Fernando Alonso probably maximised what he could’ve made out of the weekend but that’s a sad commentary in and of itself given his ninth-place finish, a steep comedown from Zandvoort. Still, they should be much better in Singapore, where another Alonso podium could be on the cards.
Winner: Carlos Sainz
Heroic, determined, dogged… it was quite simply a superlative performance from Sainz at Monza. He had no right to spend that long defending and still finish on the podium, but somehow the Spaniard managed it for his first podium of the season.
How many laps did Sainz spend in front of a driver with DRS? Yet aside from eventually yielding to the much faster Red Bulls, he was so often able to pull those few tenths back around the rest of the track and live to fight another lap.

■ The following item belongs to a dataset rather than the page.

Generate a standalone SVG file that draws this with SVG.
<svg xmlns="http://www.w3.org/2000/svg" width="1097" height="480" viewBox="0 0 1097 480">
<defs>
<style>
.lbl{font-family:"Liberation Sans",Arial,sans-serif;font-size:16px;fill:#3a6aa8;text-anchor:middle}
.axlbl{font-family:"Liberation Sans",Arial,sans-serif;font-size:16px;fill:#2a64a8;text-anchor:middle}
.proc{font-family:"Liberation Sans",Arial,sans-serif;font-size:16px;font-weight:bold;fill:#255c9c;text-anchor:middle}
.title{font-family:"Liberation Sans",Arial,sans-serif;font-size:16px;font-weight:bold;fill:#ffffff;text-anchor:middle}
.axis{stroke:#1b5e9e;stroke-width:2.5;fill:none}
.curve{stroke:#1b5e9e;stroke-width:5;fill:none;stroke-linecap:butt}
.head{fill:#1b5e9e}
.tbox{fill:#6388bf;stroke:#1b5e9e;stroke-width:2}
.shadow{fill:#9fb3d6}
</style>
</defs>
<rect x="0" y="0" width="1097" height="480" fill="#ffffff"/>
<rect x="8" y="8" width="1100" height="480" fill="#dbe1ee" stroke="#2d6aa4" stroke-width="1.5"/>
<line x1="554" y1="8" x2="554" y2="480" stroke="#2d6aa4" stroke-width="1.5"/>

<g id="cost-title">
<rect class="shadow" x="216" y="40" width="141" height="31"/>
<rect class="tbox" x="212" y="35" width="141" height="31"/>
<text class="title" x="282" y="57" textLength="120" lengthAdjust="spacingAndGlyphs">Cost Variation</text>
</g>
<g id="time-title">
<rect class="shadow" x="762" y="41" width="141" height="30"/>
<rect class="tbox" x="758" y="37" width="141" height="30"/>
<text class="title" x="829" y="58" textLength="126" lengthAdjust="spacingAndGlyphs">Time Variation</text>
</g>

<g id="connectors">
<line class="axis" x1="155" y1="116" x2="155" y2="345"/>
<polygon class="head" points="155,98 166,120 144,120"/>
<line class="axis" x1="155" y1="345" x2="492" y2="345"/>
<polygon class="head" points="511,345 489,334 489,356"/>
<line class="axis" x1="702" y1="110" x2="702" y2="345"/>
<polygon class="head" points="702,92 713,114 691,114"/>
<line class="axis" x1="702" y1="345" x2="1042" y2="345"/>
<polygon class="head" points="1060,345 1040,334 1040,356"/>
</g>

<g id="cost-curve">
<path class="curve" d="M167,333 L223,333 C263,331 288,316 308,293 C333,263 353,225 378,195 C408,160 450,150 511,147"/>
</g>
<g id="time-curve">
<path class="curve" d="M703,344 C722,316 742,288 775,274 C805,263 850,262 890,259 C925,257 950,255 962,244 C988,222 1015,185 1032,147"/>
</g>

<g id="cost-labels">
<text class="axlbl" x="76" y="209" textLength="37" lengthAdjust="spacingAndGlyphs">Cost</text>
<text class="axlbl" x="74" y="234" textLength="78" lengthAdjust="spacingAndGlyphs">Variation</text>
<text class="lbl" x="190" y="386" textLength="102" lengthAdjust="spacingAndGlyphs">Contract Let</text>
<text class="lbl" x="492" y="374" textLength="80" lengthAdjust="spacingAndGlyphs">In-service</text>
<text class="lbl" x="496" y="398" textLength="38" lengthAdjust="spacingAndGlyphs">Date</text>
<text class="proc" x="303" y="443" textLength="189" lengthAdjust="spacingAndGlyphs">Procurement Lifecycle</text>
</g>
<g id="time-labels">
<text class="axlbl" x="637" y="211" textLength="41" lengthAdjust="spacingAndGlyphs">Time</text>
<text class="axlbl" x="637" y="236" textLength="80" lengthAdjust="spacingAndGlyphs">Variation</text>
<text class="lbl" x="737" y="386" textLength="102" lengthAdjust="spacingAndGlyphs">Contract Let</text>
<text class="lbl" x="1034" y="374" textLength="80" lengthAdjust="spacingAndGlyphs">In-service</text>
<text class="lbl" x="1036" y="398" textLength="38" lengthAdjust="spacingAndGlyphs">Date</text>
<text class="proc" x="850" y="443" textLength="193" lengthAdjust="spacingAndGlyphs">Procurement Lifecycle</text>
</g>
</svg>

And it’s hard to think of a better-deserved podium all year.
Winner: Gabriel Bortoleto
Yes it says F1 in the title, but if you can’t get an inclusion after winning the Formula 3 title, what can you do?
Bortoleto‘s been the surprise package of a wonderfully unpredictable F3 season, he didn’t come in with much hype or any headline results behind him, but you certainly don’t win a rookie title by accident.

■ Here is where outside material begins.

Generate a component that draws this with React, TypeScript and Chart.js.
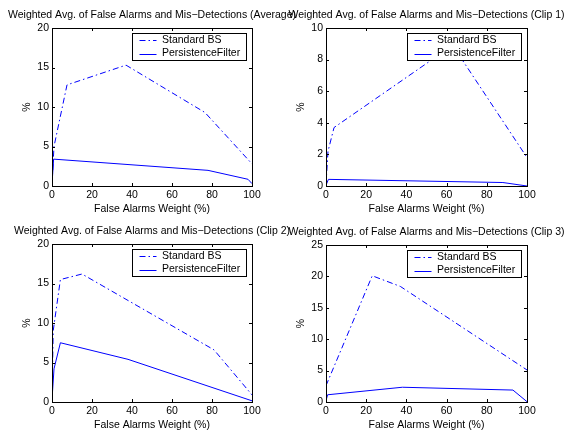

The thing that stands out most watching the Brazilian is how calm and controlled he always appears in the cockpit – you don’t see him making rash divebombs because he’s had the speed all season and just places his Trident exactly where it needed to be.
Bortoleto won the championship in slightly anti-climatic circumstances, his rivals needed to take the pole position bonus points to deny him and the session was abandoned under red flag while the Brazilian sat in the pitlane waiting for a restart, but he won’t care.
Not affiliated with any F1 teams as of yet, they’re set to fight it out to bring Bortoleto into their driver academy, he’s a protege of Alonso and it’ll be exciting to see how he fares in F2 next season.
Loser: Logan Sargeant
If anything, Williams‘ upturn in form has been a negative for Sargeant – he’s yet to record a points finish but the gulf to his teammate looks ever-starker when Albon‘s recording back-to-back Q3 appearances and points finishes.
Coming off a more positive weekend in Zandvoort, despite Sargeant hitting the wall twice, Monza looked a great opportunity on paper for the American. A simple circuit where Sargeant‘s raced five times in the last five years and one that’s very well suited to the FW43.
Brought onto the F1 grid a year ahead of schedule, this was always going to be a developmental year for Sargeant but he doesn’t seem to be getting any closer to Albon.
He couldn’t get anything out of the medium or soft tyres but was still over a quarter of a second behind Albon in Q1, and to be last in Q2 with his teammate in the top five will be worrying. And it won’t get any easier with Singapore coming up next…
Winner: Max Verstappen
Did you think we’d forgotten him? It speaks volumes that despite a conscious effort not to include Verstappen in this series every week in the interest of keeping it somewhat interesting and varied, he’s still featured as a winner more times than any other driver.
Reporters all around the world are scraping the bottom of their thesauruses looking for new ways to describe Verstappen‘s current mastery of F1, but maybe that’s too complicated.
In a sport often characterised by dominance, Verstappen‘s done what Hamilton, Schumacher, Senna, Prost, Clark or Fangio couldn’t. Doesn’t that say enough?